Client resources allocated to managing the lease portfolio
Auditors should understand the number of individuals and departments currently involved in the management and accounting for the lease portfolio. Public companies have found that given the broad reach of lease contracts, the manager for the lease project should identify a multi-disciplinary team. Client communication within the organization should expand across many departments to ensure completeness of the lease population. We would expect a similar inter-departmental approach for private companies as well.
The audit team should gain an understanding of the upcoming accounting transition. Many companies may have accounted for real estate contracts already; however, due to minimal balance sheet impact, operations groups outside of the accounting department may have taken on the full management of equipment leases and embedded contracts. If this is the case, auditors should remain on high alert for missing or potentially ineffective controls surrounding the new lease accounting assertions. To validate the completeness assertion, the auditor should understand the procedures the company will perform in terms of reconciling AP payment detail for service contracts with lease reconciliations, reconciliation to the Commitments & Contingencies footnote support, inquiries with other locations/IT, etc.
Qualitative considerations regarding the lease portfolio
A company (and its auditors) should consider the resources that have or have not been involved in lease decisions historically. For example, if the real estate team has historically served as the primary team managing the lease management process, auditors may want to remain skeptical about the entity’s ability to seamlessly transition to the new accounting standard.
A company’s nature of lease arrangements can also impact an auditor’s plans. The accounting process for a master lease of equipment leases, or a group of copiers/servers, will pale in comparison to the complexity for companies that lease several unique buildings or pieces of equipment. This will, in turn, drive an auditor to evaluate the typical complexity of an organization’s leases. Unique payment structures, as well as renewal and termination options, can cause a lot of confusion with the ASC 842.

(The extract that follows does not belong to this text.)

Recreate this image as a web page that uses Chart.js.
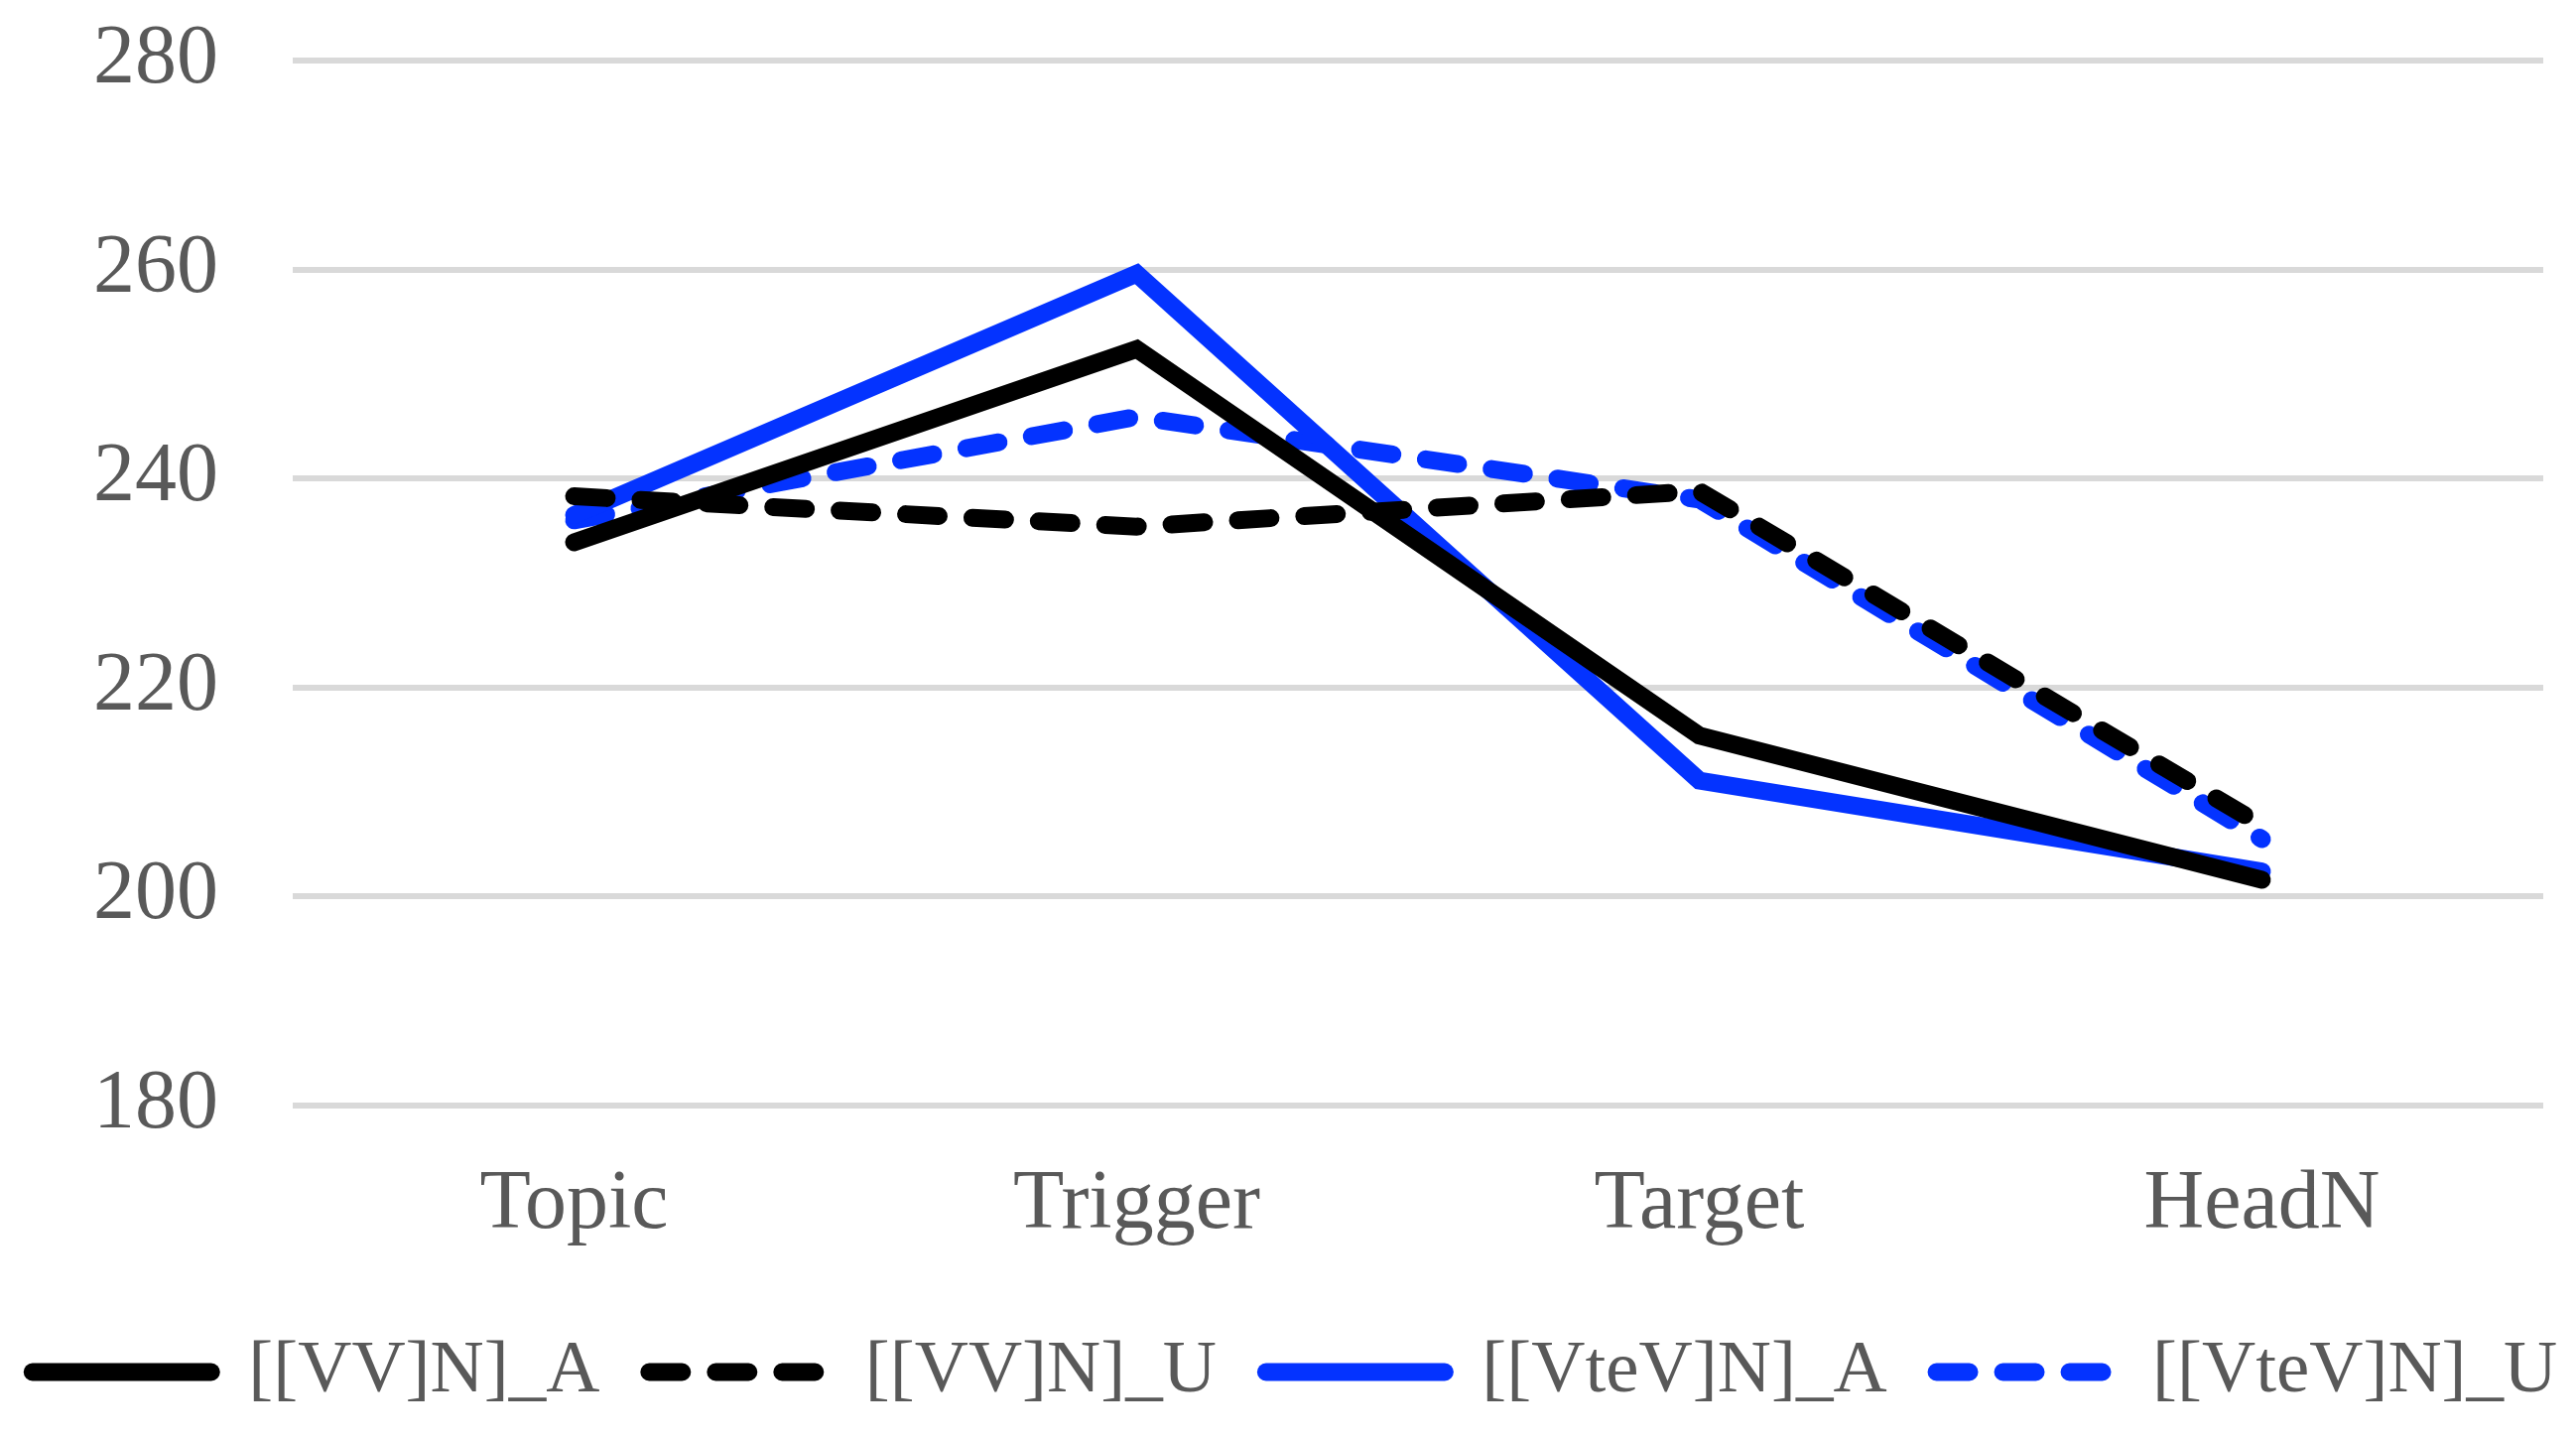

The FASB has highlighted the complexity of this accounting standard implementation, scheduling a meeting on May 18, 2020 to discuss some of the areas that public companies struggled with on adoption. Given the exhaustive efforts that public companies have found during adoption, audit firms should meet early with their private clients to ensure that their ASC 842 implementation plan is comprehensive and allows time to complete before the private company transition date. These planning efforts from the audit firm will help to reduce surprises later.